• Your task: Retype the records below from their first line through the line holding "minimum width=290pt, minimum", including both ends and no pictures.

• The records:
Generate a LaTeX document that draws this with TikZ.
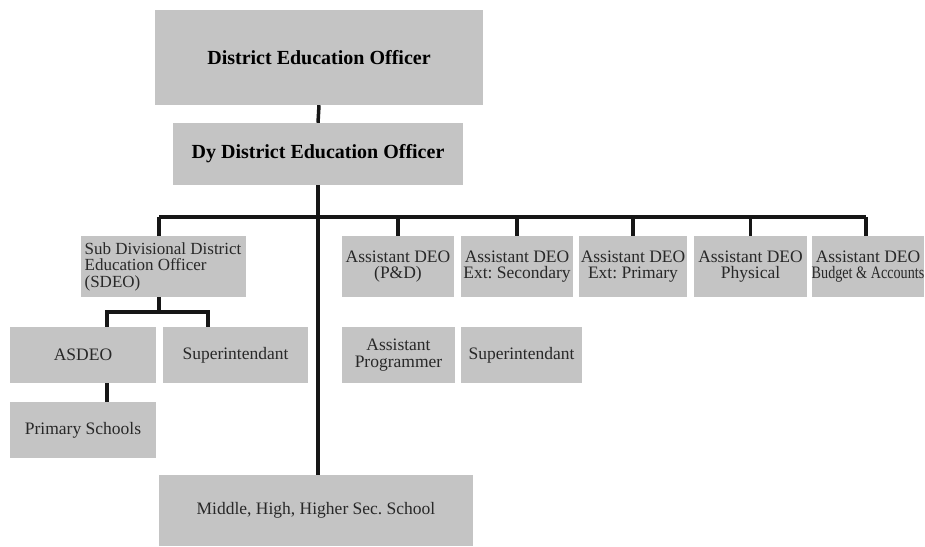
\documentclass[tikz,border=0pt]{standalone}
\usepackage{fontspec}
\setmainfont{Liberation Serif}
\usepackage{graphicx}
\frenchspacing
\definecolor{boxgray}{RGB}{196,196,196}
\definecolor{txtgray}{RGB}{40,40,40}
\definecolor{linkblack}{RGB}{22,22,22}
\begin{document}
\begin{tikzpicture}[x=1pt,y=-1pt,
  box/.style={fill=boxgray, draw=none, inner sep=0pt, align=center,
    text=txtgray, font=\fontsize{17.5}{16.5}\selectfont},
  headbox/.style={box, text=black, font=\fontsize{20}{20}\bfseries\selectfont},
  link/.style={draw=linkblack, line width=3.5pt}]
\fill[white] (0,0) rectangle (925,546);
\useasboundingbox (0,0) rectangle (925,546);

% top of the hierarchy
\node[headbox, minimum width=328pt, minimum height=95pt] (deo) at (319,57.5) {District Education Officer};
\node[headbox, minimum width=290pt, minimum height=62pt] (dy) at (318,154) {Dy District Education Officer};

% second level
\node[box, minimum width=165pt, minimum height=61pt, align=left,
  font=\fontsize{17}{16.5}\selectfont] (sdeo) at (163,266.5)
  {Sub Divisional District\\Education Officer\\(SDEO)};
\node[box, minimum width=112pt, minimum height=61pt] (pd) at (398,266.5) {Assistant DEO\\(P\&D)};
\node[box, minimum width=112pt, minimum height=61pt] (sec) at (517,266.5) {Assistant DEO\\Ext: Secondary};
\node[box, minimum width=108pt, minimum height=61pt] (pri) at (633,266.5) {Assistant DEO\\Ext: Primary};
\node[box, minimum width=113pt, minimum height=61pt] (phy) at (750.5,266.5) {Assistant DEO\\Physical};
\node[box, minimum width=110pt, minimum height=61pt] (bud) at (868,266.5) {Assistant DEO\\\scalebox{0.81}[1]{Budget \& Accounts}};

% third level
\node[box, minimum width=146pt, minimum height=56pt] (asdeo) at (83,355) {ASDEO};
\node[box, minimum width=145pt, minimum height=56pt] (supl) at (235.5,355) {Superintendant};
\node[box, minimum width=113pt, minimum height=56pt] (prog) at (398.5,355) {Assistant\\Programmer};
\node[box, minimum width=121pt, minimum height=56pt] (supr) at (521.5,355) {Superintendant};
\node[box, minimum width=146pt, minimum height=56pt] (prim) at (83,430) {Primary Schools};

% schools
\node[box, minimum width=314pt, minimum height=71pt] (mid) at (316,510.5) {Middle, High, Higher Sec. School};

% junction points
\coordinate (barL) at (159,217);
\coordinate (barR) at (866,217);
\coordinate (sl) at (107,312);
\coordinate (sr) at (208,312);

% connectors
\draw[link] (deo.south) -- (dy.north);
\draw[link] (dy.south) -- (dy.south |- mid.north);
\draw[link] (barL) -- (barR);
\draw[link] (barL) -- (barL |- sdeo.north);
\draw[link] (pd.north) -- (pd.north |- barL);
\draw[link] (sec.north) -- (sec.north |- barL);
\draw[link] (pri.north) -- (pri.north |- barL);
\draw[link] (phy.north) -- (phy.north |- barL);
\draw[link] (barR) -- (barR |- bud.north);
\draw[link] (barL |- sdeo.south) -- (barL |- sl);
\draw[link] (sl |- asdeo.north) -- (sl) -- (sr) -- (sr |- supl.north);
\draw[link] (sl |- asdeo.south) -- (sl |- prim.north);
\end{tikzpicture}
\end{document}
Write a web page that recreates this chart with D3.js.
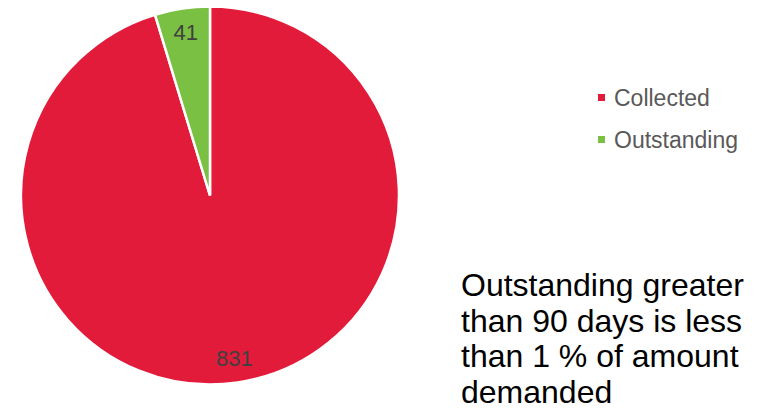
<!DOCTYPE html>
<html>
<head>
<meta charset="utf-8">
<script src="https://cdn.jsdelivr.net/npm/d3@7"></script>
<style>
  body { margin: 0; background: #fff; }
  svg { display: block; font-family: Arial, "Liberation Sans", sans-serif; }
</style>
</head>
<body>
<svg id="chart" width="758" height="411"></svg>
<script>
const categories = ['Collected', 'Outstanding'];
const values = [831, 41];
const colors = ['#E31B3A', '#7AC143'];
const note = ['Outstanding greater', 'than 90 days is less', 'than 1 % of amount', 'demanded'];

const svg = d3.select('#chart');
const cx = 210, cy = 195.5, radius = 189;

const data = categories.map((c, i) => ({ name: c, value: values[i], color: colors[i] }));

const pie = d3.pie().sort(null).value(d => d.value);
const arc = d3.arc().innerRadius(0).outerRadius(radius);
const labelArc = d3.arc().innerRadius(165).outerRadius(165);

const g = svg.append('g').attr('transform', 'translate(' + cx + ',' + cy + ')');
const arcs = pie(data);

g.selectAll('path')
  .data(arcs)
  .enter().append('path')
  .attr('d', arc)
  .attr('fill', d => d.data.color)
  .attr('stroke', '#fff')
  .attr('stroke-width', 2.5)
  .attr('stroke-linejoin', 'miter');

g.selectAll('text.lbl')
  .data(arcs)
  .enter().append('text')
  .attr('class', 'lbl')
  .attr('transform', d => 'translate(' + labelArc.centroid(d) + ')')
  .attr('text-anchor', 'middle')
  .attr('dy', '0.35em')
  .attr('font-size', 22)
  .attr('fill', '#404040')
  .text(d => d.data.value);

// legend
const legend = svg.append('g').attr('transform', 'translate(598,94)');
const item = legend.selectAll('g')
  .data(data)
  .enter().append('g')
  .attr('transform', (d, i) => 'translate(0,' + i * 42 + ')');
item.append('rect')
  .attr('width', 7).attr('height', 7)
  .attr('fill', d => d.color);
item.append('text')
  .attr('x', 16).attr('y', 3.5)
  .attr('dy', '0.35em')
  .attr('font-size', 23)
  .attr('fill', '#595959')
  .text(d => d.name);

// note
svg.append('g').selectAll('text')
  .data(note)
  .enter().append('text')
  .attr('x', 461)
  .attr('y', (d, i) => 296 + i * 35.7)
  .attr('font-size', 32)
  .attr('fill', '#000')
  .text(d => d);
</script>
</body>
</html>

• Response to this task:
Generate a LaTeX document that draws this with TikZ.
\documentclass[tikz,border=0pt]{standalone}
\usepackage{fontspec}
\setmainfont{Liberation Serif}
\usepackage{graphicx}
\frenchspacing
\definecolor{boxgray}{RGB}{196,196,196}
\definecolor{txtgray}{RGB}{40,40,40}
\definecolor{linkblack}{RGB}{22,22,22}
\begin{document}
\begin{tikzpicture}[x=1pt,y=-1pt,
  box/.style={fill=boxgray, draw=none, inner sep=0pt, align=center,
    text=txtgray, font=\fontsize{17.5}{16.5}\selectfont},
  headbox/.style={box, text=black, font=\fontsize{20}{20}\bfseries\selectfont},
  link/.style={draw=linkblack, line width=3.5pt}]
\fill[white] (0,0) rectangle (925,546);
\useasboundingbox (0,0) rectangle (925,546);

% top of the hierarchy
\node[headbox, minimum width=328pt, minimum height=95pt] (deo) at (319,57.5) {District Education Officer};
\node[headbox, minimum width=290pt, minimum height=62pt] (dy) at (318,154) {Dy District Education Officer};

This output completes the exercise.